> Stated goal:
Keep the pictures out of the copy and repeat the records exactly.
*** Records to process
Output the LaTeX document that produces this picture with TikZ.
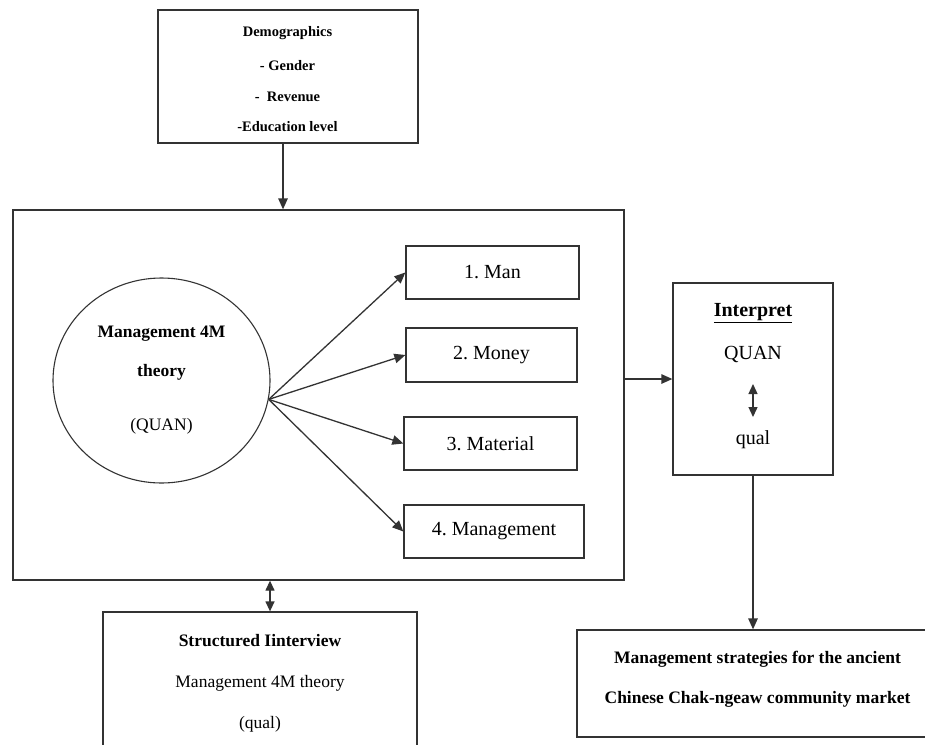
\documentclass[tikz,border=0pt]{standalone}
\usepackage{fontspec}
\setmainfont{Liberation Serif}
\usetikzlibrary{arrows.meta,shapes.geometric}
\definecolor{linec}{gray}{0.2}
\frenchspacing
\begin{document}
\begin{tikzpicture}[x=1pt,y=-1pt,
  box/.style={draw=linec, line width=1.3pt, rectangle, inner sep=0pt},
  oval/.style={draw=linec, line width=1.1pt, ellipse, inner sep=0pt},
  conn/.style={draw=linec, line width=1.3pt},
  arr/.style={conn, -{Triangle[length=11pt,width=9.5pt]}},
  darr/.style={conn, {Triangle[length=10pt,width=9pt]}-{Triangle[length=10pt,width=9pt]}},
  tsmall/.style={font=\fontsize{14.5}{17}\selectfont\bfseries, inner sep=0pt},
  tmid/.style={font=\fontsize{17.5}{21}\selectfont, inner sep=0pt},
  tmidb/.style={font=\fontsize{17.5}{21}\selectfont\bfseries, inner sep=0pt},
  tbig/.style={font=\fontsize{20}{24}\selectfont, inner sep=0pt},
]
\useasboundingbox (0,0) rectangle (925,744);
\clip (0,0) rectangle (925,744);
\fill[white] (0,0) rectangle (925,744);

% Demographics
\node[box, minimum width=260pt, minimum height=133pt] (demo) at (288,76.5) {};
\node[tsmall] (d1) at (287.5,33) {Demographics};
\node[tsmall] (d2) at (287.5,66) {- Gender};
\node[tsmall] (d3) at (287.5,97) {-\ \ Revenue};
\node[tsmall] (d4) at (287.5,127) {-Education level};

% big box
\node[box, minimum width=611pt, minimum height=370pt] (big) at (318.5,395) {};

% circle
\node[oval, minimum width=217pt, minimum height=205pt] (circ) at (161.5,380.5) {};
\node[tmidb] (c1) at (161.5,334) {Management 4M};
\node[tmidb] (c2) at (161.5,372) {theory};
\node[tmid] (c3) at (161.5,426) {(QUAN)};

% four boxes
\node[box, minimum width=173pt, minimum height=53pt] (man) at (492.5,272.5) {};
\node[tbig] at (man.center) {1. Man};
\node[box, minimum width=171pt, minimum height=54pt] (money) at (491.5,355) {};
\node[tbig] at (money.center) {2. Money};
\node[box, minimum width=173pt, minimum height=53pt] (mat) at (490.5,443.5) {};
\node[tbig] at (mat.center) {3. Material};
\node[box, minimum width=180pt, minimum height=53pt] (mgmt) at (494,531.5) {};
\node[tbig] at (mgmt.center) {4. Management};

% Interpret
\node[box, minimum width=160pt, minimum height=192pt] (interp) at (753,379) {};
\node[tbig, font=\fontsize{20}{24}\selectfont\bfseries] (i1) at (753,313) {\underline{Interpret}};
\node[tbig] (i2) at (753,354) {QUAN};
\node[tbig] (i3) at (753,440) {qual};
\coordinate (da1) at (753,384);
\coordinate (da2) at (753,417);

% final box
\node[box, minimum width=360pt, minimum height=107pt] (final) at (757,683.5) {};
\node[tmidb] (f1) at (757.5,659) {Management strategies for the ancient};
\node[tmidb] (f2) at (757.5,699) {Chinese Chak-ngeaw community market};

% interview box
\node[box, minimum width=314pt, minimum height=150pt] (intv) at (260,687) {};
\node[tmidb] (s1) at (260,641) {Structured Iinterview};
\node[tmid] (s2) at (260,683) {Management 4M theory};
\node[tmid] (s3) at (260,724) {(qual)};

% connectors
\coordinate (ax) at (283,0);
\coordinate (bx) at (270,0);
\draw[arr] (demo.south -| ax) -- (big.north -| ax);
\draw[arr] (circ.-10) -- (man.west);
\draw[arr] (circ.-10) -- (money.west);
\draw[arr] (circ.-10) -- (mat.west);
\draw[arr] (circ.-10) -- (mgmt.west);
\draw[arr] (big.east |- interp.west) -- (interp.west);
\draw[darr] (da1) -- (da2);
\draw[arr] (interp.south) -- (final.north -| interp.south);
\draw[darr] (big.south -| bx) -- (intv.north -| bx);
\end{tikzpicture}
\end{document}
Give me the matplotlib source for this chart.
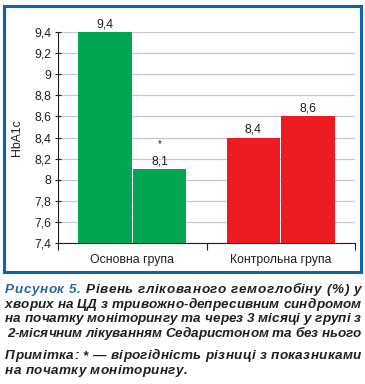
******
> Full response:
Output the LaTeX document that produces this picture with TikZ.
\documentclass[tikz,border=0pt]{standalone}
\usepackage{fontspec}
\setmainfont{Liberation Serif}
\usetikzlibrary{arrows.meta,shapes.geometric}
\definecolor{linec}{gray}{0.2}
\frenchspacing
\begin{document}
\begin{tikzpicture}[x=1pt,y=-1pt,
  box/.style={draw=linec, line width=1.3pt, rectangle, inner sep=0pt},
  oval/.style={draw=linec, line width=1.1pt, ellipse, inner sep=0pt},
  conn/.style={draw=linec, line width=1.3pt},
  arr/.style={conn, -{Triangle[length=11pt,width=9.5pt]}},
  darr/.style={conn, {Triangle[length=10pt,width=9pt]}-{Triangle[length=10pt,width=9pt]}},
  tsmall/.style={font=\fontsize{14.5}{17}\selectfont\bfseries, inner sep=0pt},
  tmid/.style={font=\fontsize{17.5}{21}\selectfont, inner sep=0pt},
  tmidb/.style={font=\fontsize{17.5}{21}\selectfont\bfseries, inner sep=0pt},
  tbig/.style={font=\fontsize{20}{24}\selectfont, inner sep=0pt},
]
\useasboundingbox (0,0) rectangle (925,744);
\clip (0,0) rectangle (925,744);
\fill[white] (0,0) rectangle (925,744);

% Demographics
\node[box, minimum width=260pt, minimum height=133pt] (demo) at (288,76.5) {};
\node[tsmall] (d1) at (287.5,33) {Demographics};
\node[tsmall] (d2) at (287.5,66) {- Gender};
\node[tsmall] (d3) at (287.5,97) {-\ \ Revenue};
\node[tsmall] (d4) at (287.5,127) {-Education level};

% big box
\node[box, minimum width=611pt, minimum height=370pt] (big) at (318.5,395) {};

% circle
\node[oval, minimum width=217pt, minimum height=205pt] (circ) at (161.5,380.5) {};
\node[tmidb] (c1) at (161.5,334) {Management 4M};
\node[tmidb] (c2) at (161.5,372) {theory};
\node[tmid] (c3) at (161.5,426) {(QUAN)};

% four boxes
\node[box, minimum width=173pt, minimum height=53pt] (man) at (492.5,272.5) {};
\node[tbig] at (man.center) {1. Man};
\node[box, minimum width=171pt, minimum height=54pt] (money) at (491.5,355) {};
\node[tbig] at (money.center) {2. Money};
\node[box, minimum width=173pt, minimum height=53pt] (mat) at (490.5,443.5) {};
\node[tbig] at (mat.center) {3. Material};
\node[box, minimum width=180pt, minimum height=53pt] (mgmt) at (494,531.5) {};
\node[tbig] at (mgmt.center) {4. Management};

% Interpret
\node[box, minimum width=160pt, minimum height=192pt] (interp) at (753,379) {};
\node[tbig, font=\fontsize{20}{24}\selectfont\bfseries] (i1) at (753,313) {\underline{Interpret}};
\node[tbig] (i2) at (753,354) {QUAN};
\node[tbig] (i3) at (753,440) {qual};
\coordinate (da1) at (753,384);
\coordinate (da2) at (753,417);

% final box
\node[box, minimum width=360pt, minimum height=107pt] (final) at (757,683.5) {};
\node[tmidb] (f1) at (757.5,659) {Management strategies for the ancient};
\node[tmidb] (f2) at (757.5,699) {Chinese Chak-ngeaw community market};

% interview box
\node[box, minimum width=314pt, minimum height=150pt] (intv) at (260,687) {};
\node[tmidb] (s1) at (260,641) {Structured Iinterview};
\node[tmid] (s2) at (260,683) {Management 4M theory};
\node[tmid] (s3) at (260,724) {(qual)};

% connectors
\coordinate (ax) at (283,0);
\coordinate (bx) at (270,0);
\draw[arr] (demo.south -| ax) -- (big.north -| ax);
\draw[arr] (circ.-10) -- (man.west);
\draw[arr] (circ.-10) -- (money.west);
\draw[arr] (circ.-10) -- (mat.west);
\draw[arr] (circ.-10) -- (mgmt.west);
\draw[arr] (big.east |- interp.west) -- (interp.west);
\draw[darr] (da1) -- (da2);
\draw[arr] (interp.south) -- (final.north -| interp.south);
\draw[darr] (big.south -| bx) -- (intv.north -| bx);
\end{tikzpicture}
\end{document}
Give me the matplotlib source for this chart.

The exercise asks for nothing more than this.